Serenity : twist fatal en haute mer
Dans Serenity, Matthew McConaughey et Anne Hataway sont deux amants échoués au cœur d’un néo-noir maritime au twist final aussi extrême que raté.
De prime abord, il était compliqué de comprendre pourquoi un projet comme Serenity avait pu couler à pic au box-office américain, au cœur d’un mois de janvier 2019 dont la seule locomotive commerciale était en gros le Glass de Night Shyamalan. Même s’il n’a plus connu un vrai succès planétaire depuis Interstellar, Matthew McConaughey reste une star incontestée, surtout s’il est associé en tête d’affiche à une Anne Hataway sortant tout juste du carton Ocean’s 8. Le film marque le retour derrière la caméra du scénariste Steven Knight (Les promesses de l’ombre, Peaky Blinders) qui avait marqué les esprits en 2014 avec le petit budget Locke, porté intégralement par Tom Hardy.

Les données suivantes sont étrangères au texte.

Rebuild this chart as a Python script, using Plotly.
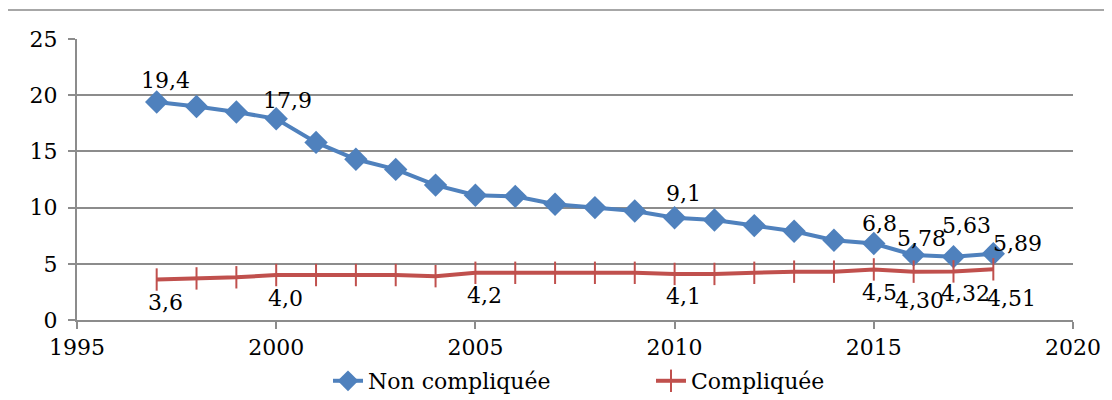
import plotly.graph_objects as go

# ---- data ----
years = list(range(1997, 2019))
non_compliquee = [19.4, 19.0, 18.5, 17.9, 15.8, 14.3, 13.4, 12.0, 11.1, 11.0, 10.3, 10.0, 9.7,
                  9.1, 8.9, 8.4, 7.9, 7.1, 6.8, 5.78, 5.63, 5.89]
compliquee = [3.6, 3.7, 3.8, 4.0, 4.0, 4.0, 4.0, 3.9, 4.2, 4.2, 4.2, 4.2, 4.2,
              4.1, 4.1, 4.2, 4.3, 4.3, 4.5, 4.30, 4.32, 4.51]
labels_nc = {1997: "19,4", 2000: "17,9", 2010: "9,1", 2015: "6,8", 2016: "5,78", 2017: "5,63", 2018: "5,89"}
labels_c = {1997: "3,6", 2000: "4,0", 2005: "4,2", 2010: "4,1", 2015: "4,5", 2016: "4,30", 2017: "4,32", 2018: "4,51"}
x_ticks = [1995, 2000, 2005, 2010, 2015, 2020]
y_ticks = [0, 5, 10, 15, 20, 25]

# ---- style ----
FONT = "DejaVu Serif"
FS = 22
BLUE = "#4F81BD"
RED = "#C0504D"
GRID = "#8c8c8c"
# label offsets in px (right, up) relative to the point
off_nc = {1997: (9, 19), 2000: (11, 16), 2010: (9, 22), 2015: (6, 18), 2016: (8, 15), 2017: (13, 29), 2018: (24, 8)}
off_c = {1997: (9, -25), 2000: (9, -25), 2005: (9, -25), 2010: (9, -25), 2015: (6, -25), 2016: (6, -31), 2017: (12, -24), 2018: (18, -31)}

fig = go.Figure()
fig.add_trace(go.Scatter(
    x=years, y=non_compliquee, name="Non compliquée", mode="lines+markers",
    line=dict(color=BLUE, width=4),
    marker=dict(symbol="diamond", size=18, color=BLUE),
))
fig.add_trace(go.Scatter(
    x=years, y=compliquee, name="Compliquée", mode="lines+markers",
    line=dict(color=RED, width=4),
    marker=dict(symbol="line-ns", size=16, color=RED, line=dict(color=RED, width=2)),
))

annotations = []
for series, labels, offs in ((non_compliquee, labels_nc, off_nc), (compliquee, labels_c, off_c)):
    for yr, val in zip(years, series):
        if yr in labels:
            dx, dy = offs[yr]
            annotations.append(dict(x=yr, y=val, xref="x", yref="y", text=labels[yr], showarrow=False,
                                    xanchor="center", yanchor="middle", xshift=dx, yshift=dy + 2,
                                    font=dict(family=FONT, size=FS, color="black")))

fig.add_shape(type="rect", xref="paper", yref="paper", x0=-0.0703, x1=1.06, y0=-0.4, y1=1.103,
              line=dict(color="#8a8a8a", width=1.5), fillcolor="rgba(0,0,0,0)", layer="below")

fig.update_layout(
    width=1104, height=392,
    margin=dict(l=69, r=39, t=31, b=80, autoexpand=False),
    paper_bgcolor="white", plot_bgcolor="white",
    font=dict(family=FONT, size=FS, color="black"),
    annotations=annotations,
    showlegend=True,
    legend=dict(orientation="h", x=0.252, xanchor="left", y=-0.217, yanchor="middle",
                font=dict(family=FONT, size=FS), tracegroupgap=0,
                entrywidth=278, entrywidthmode="pixels",
                bgcolor="rgba(0,0,0,0)"),
    xaxis=dict(range=[1995, 2020], tickvals=x_ticks, ticktext=[str(v) for v in x_ticks],
               showgrid=False, zeroline=False, showline=True, linecolor=GRID, linewidth=2,
               ticks="outside", ticklen=7, tickcolor=GRID, tickwidth=2, automargin=False,
               tickfont=dict(family=FONT, size=FS)),
    yaxis=dict(range=[0, 25], tickvals=y_ticks, ticktext=[str(v) for v in y_ticks],
               showgrid=True, gridcolor=GRID, gridwidth=1.5, zeroline=False,
               showline=True, linecolor=GRID, linewidth=2, automargin=False,
               ticks="outside", ticklen=7, tickcolor=GRID, tickwidth=2,
               ticklabelstandoff=6,
               tickfont=dict(family=FONT, size=FS)),
)
fig.write_html("out.html")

Jason et Matthew sont sur un bateau…
D’une certaine manière, Serenity est lui aussi un film concept : un néo-noir au parfum familier, où le triangle amoureux classique du genre (l’amant, la femme fatale et le mari à éliminer) s’épanouit sous le soleil écrasant et les eaux bleutées d’une île paradisiaque. Mais, et le mais est à surligner en rouge avec du sang, Serenity est aussi un film à twist. Le genre de retournement de situation totalement mal avisé qui explique à lui seul pourquoi le film a eu tôt fait de sombrer dans les abîmes.
Baker Dill (sic), qui s’exprime avec l’accent traînant et la gravité artificielle d’un McConaughey pas loin d’être sa propre caricature, est un capitaine de bateau de pêche qui aux côtés de son matelot souffre-douleur (Djimoun Hounsou) balade les touristes en mer quand il ne chasse pas un thon mythique surnommé « Justice » (ok, pourquoi pas). Entre deux étreintes charnelles avec la charmante Constance (Diane Lane), Baker, qui a laissé derrière lui son passé et sa famille, reçoit la visite de son ex-femme Karen (Anne Hataway, qui semble avoir émulé le jeu de Jessica Rabbit). Celle-ci lui demande, ô surprise, de la débarrasser de son mari violent et sadique (Jason Clarke, à 120 %) lors d’un de ses voyages en mer, pour le bien de leur fils Patrick. Ce petit manège à la Sexcrimes serait tout à fait honorable si l’île ne voyait pas aussi débarquer l’étrange Reid Miller (Jeremy Strong), un homme pressé aux allures de comptable, qui cherche à tout prix à parler à Baker de ses projets…
Suicide narratif
Avec ses éclairs de violence gratuite, ses furtives scènes de sexe scabreux, ses dialogues joyeusement caricaturaux et ses plans à répétition sur le cul nu et le torse bien conservé de sa star, Serenity a pendant une bonne heure tous les ingrédients pour devenir un petit plaisir coupable. Un Hollywood Night sans prétention sous le soleil, dont le côté un peu méta, un peu cartoonesque, ne suffirait toutefois pas à justifier la présence sur le ponton d’un parterre d’acteurs aussi prestigieux. Steven Knight réussit de fait à provoquer en nous une vraie réaction déstabilisante, en faisant déraper au détour de quelques répliques le programme attendu. Serenity, contre toute attente, se dérègle petit à petit, avant de dévoiler son jeu lors d’une rencontre nocturne révélatrice. Le petit polar solaire révèle une nouvelle dimension, qui rabat les cartes de manière brutale en prenant un virage sans retour vers la parabole complètement frappée du ciboulot.
Un suicide narratif, donc, puisque ce twist invalide toute la dramaturgie mollement mise en place auparavant, tout en se contentant d’une trop maigre explication pour justifier l’intérêt de ce tour de passe-passe – qui n’est pas inédit au cinéma, mais nommer un exemple fameux suffirait à spoiler toute l’affaire. On ne peut malgré tout nier l’attraction bizarre suscitée par la tentative de Knight de confectionner une véritable poupée russe filmique, même si le résultat devient gênant d’audace mal pensée, et rendra logiquement furieux ceux qui s’estiment – à raison – trompés sur la marchandise. Ceux et celles qui aiment s’imaginer sur une plage naturiste en compagnie de Matthew le pêcheur seront par contre aux anges.